Growth capital allows companies to explore new territories and enter different regions or markets.

This funding helps businesses put their marks in places where they weren’t before, tapping into fresh customer bases and increasing their reach, which can lead to more sales and growth opportunities.

  1. Product Development

With growth capital, companies can focus on creating new and improved products or services. This funding enables them to innovate and come up with offerings that meet changing customer needs or preferences.

  1. Scaling Operations

Companies can use growth capital to make their operations bigger and better. This means they can increase the scale of what they’re doing without compromising on quality.

It might involve things like improving production processes or upgrading technology, all of which help them handle more business effectively.

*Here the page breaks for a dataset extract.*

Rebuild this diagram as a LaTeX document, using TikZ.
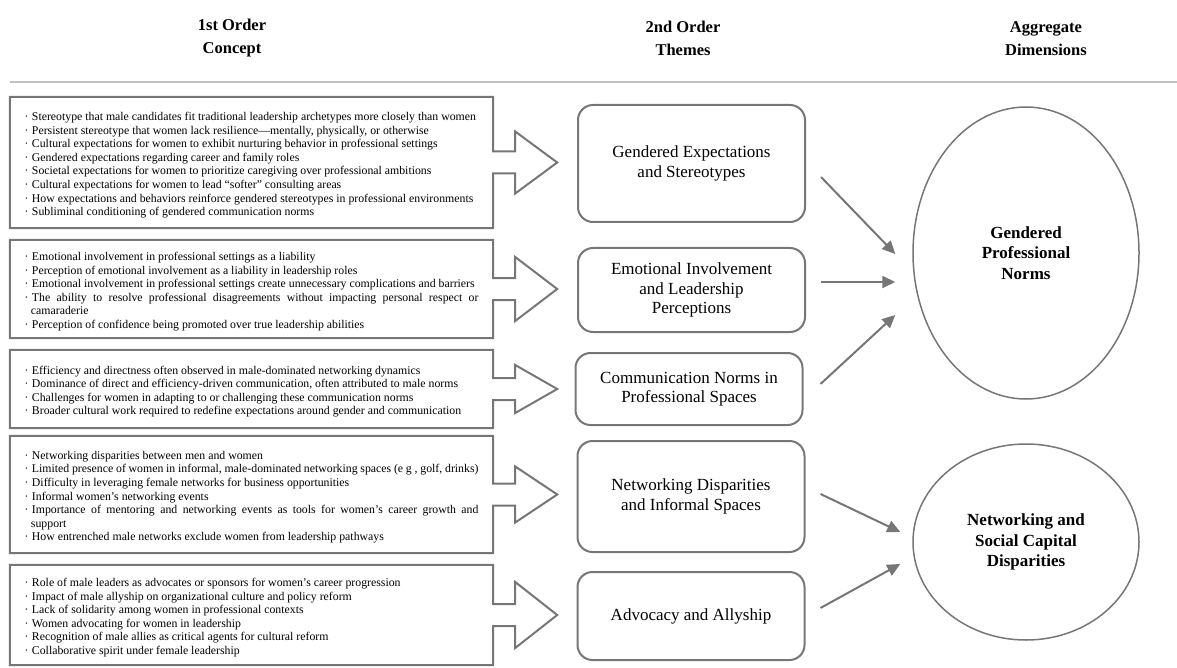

  1. Strategic Acquisitions

Growth capital allows companies to buy other businesses that complement what they’re already doing.

This could mean acquiring companies that offer something related but different, helping the main company expand its reach or offer more to its customers without starting from scratch.

  1. Enhanced Competitiveness

By investing in resources and capabilities, growth capital helps companies become stronger and better able to compete. It could mean hiring more skilled people, investing in better equipment, or improving customer service.

Difference Between Growth Capital and Venture Capital

There are a few significant differences between growth capital and venture capital – here are some of the main ones

  1. Risk and Return: Venture capital involves higher risk due to investing in early-stage ventures, aiming for significant returns. Growth capital carries a lower risk, targeting steady growth and expansion in more mature businesses.
  2. Holding Period: Growth capital investors typically hold their investments for 3-7 years, while venture capital investors might have to wait for 5-10 years before seeing a return on their investment.
  3. Stage of Business: Growth capital is typically invested in established companies experiencing growth, while venture capital is injected into early-stage startups with high growth potential.
  4. Investment Focus: Growth capital often supports operational improvements, expansions, or acquisitions in existing businesses. Venture capital primarily funds innovative ideas, new technologies, or untested business models in startups.

Conclusion

Growth equity is simple yet powerful – it provides established businesses with the necessary funding to take the next step in their growth journey. Whether it’s expanding into new markets, developing new products, or enhancing operations, growth capital can be a game-changer for companies looking to scale up and stay competitive.